- [AIM] Omit the pictures and print exactly the lines of the listing below, starting at the first and ending at the line containing "plt.rcParams['font.family'] = ['Liberation".

- [RECORDED DATA]
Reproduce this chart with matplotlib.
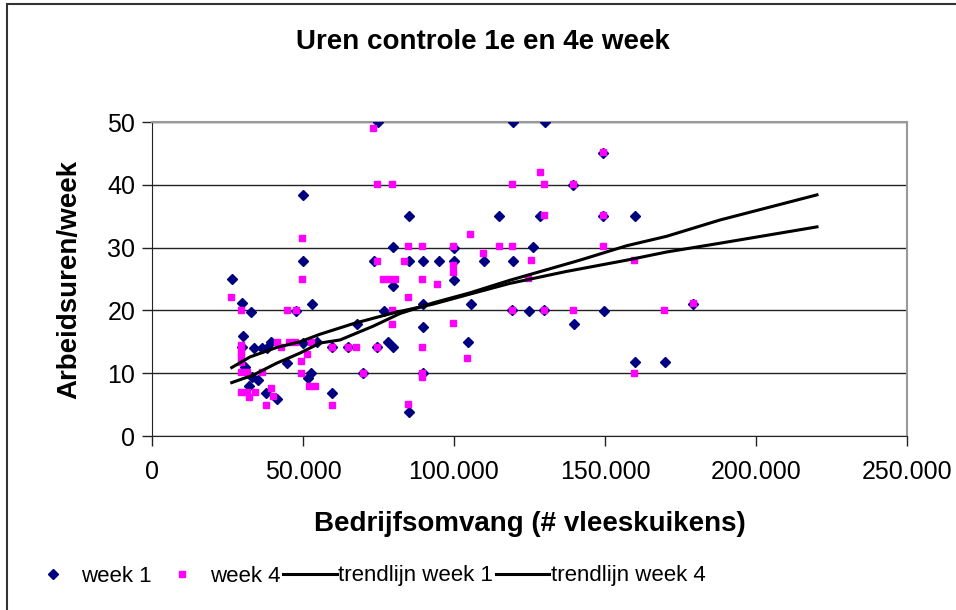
import matplotlib.pyplot as plt
from matplotlib.patches import Rectangle
from matplotlib.ticker import FuncFormatter

plt.rcParams['font.family'] = ['Liberation Sans', 'DejaVu Sans']

# bedrijfsomvang (x1000 vleeskuikens) en arbeidsuren per week
week1_x = [26.4, 29.8, 32.8, 30.0, 29.9, 33.9, 36.3, 38.0, 39.4, 30.8, 33.0, 35.2,
           32.1, 37.6, 41.3, 44.6, 47.6, 49.9, 49.9, 52.9, 50.1, 54.8, 51.8, 52.6,
           59.7, 59.5, 64.8, 67.8, 69.8, 74.4, 74.7, 73.5, 76.9, 78.3, 79.9, 79.9,
           79.9, 85.0, 85.0, 85.0, 89.6, 89.6, 89.6, 89.6, 94.9, 100.0, 100.0, 100.0,
           104.6, 105.7, 109.8, 115.0, 119.6, 119.6, 119.3, 124.8, 126.0, 128.5,
           130.1, 129.8, 139.5, 139.7, 149.5, 149.5, 149.6, 160.0, 159.9, 169.8, 179.2]
week1_y = [25, 21.1, 19.8, 16, 14.2, 14, 14, 14, 14.9, 11, 9.4, 8.9,
           8, 6.8, 5.9, 11.7, 19.9, 38.4, 27.9, 21, 14.8, 14.9, 9.2, 10,
           6.9, 14.1, 14.1, 17.9, 10, 14.1, 50, 27.9, 19.9, 14.9, 14.1, 23.9,
           30.1, 35, 27.9, 3.8, 27.9, 21, 17.3, 10, 27.9, 27.9, 24.8, 30,
           14.9, 21, 27.9, 35, 50, 27.9, 20, 19.9, 30.1, 35,
           50, 20, 40, 17.9, 45, 35, 19.9, 35, 11.8, 11.8, 21]

week4_x = [26.2, 29.5, 29.5, 29.5, 29.5, 29.5, 29.5, 31.6, 36.3, 29.5, 31.6, 34.0,
           32.1, 37.6, 39.4, 40.2, 41.3, 42.7, 44.6, 47.6, 45.4, 47.4, 49.7, 49.7,
           49.5, 51.4, 49.5, 52.6, 52.0, 54.0, 59.5, 59.5, 64.8, 67.5, 69.8, 73.3,
           74.4, 79.6, 74.6, 74.4, 76.6, 78.5, 80.5, 79.6, 79.6, 83.5, 84.8, 84.8,
           84.8, 89.4, 89.4, 89.4, 89.4, 89.4, 94.5, 99.8, 99.8, 99.8, 99.8, 104.2,
           105.3, 109.5, 114.8, 119.3, 119.3, 119.3, 124.6, 125.6, 128.5, 129.8,
           129.8, 129.8, 139.5, 139.5, 149.5, 149.5, 149.2, 159.6, 159.6, 169.4, 179.2]
week4_y = [22.2, 20, 14.5, 13.6, 12.7, 11.8, 10.2, 10.2, 10.2, 7, 7, 7,
           6.2, 5, 7.6, 6.3, 14.9, 14.1, 20, 20, 15, 15, 31.6, 25,
           12, 13, 10.1, 14.9, 8, 8, 14.1, 5, 14.1, 14.1, 10, 49,
           40.2, 40.2, 27.9, 14.1, 25, 25, 25, 20.1, 17.9, 27.9, 30.2, 22.2,
           5.1, 30.2, 25, 14.1, 10, 9.4, 24.2, 30.2, 27.2, 26.1, 18, 12.5,
           32.2, 29.1, 30.2, 30.2, 40.2, 20, 25.1, 28, 42.1, 40.2,
           35.2, 20, 40.2, 20, 45.2, 35.2, 30.2, 28, 10, 20, 21.1]

trend1_x = [26.4, 33.5, 41.3, 49.0, 55.6, 62.3, 73.3, 82.1, 93.1, 105.3, 118.5,
            141.7, 157.2, 170.4, 188.1, 220.2]
trend1_y = [8.5, 9.7, 11.6, 13.2, 14.8, 15.3, 17.5, 19.5, 21.2, 22.8, 24.8,
            28.0, 30.3, 31.8, 34.4, 38.4]
trend4_x = [26.4, 32.5, 41.3, 49.0, 55.6, 66.7, 79.9, 93.1, 105.3, 118.5, 137.2,
            157.2, 170.4, 188.1, 220.2]
trend4_y = [10.9, 12.6, 14.1, 15.0, 16.2, 17.9, 19.6, 21.0, 22.6, 24.3, 26.2,
            28.0, 29.3, 30.7, 33.3]

scale = 1000
fig = plt.figure(figsize=(9.56, 6.10), dpi=100)
fig.patches.append(Rectangle((7 / 956, -0.1), 1.2, (610 - 4) / 610 + 0.1,
                             transform=fig.transFigure, fill=False,
                             edgecolor='#333333', linewidth=1.5))
ax = fig.add_axes([152 / 956, (610 - 436) / 610, 755 / 956, 314 / 610])

ax.plot([v * scale for v in week1_x], week1_y, linestyle='none', marker='D',
        markersize=5.2, color='#000080', label='week 1', zorder=3)
ax.plot([v * scale for v in week4_x], week4_y, linestyle='none', marker='s',
        markersize=4.5, color='#FF00FF', label='week 4', zorder=3)
ax.plot([v * scale for v in trend1_x], trend1_y, color='black', linewidth=2.2,
        label='trendlijn week 1', zorder=4)
ax.plot([v * scale for v in trend4_x], trend4_y, color='black', linewidth=2.2,
        label='trendlijn week 4', zorder=4)

ax.set_xlim(0, 250000)
ax.set_ylim(0, 50)
ax.set_xticks(range(0, 250001, 50000))
ax.set_yticks(range(0, 51, 10))
ax.xaxis.set_major_formatter(FuncFormatter(lambda v, p: f"{int(v):,}".replace(',', '.')))
ax.grid(axis='y', color='#222222', linewidth=1)
ax.set_axisbelow(True)
for side in ['top', 'right']:
    ax.spines[side].set_color('#999999')
    ax.spines[side].set_linewidth(1.5)
ax.spines['left'].set_color('#222222')
ax.spines['bottom'].set_color('#222222')
ax.tick_params(axis='both', labelsize=18, length=7, width=1, color='#222222')
ax.tick_params(axis='x', pad=10)
ax.tick_params(axis='y', pad=5)

ax.set_xlabel('Bedrijfsomvang (# vleeskuikens)', fontsize=20, fontweight='bold',
              labelpad=20)
ax.set_ylabel('Arbeidsuren/week', fontsize=20, fontweight='bold', labelpad=18)
fig.text(483 / 956, 1 - 42 / 610, 'Uren controle 1e en 4e week', fontsize=20,
         fontweight='bold', ha='center', va='center')

fig.legend(loc='center', bbox_to_anchor=(366 / 956, 1 - 576 / 610), ncol=4,
           frameon=False, fontsize=16, handlelength=2.4, handletextpad=0.05,
           columnspacing=0.15, borderaxespad=0, borderpad=0)

fig.savefig('out.png', dpi=100)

- [RESULT OF THE TASK]
Reproduce this chart with matplotlib.
import matplotlib.pyplot as plt
from matplotlib.patches import Rectangle
from matplotlib.ticker import FuncFormatter

plt.rcParams['font.family'] = ['Liberation Sans', 'DejaVu Sans']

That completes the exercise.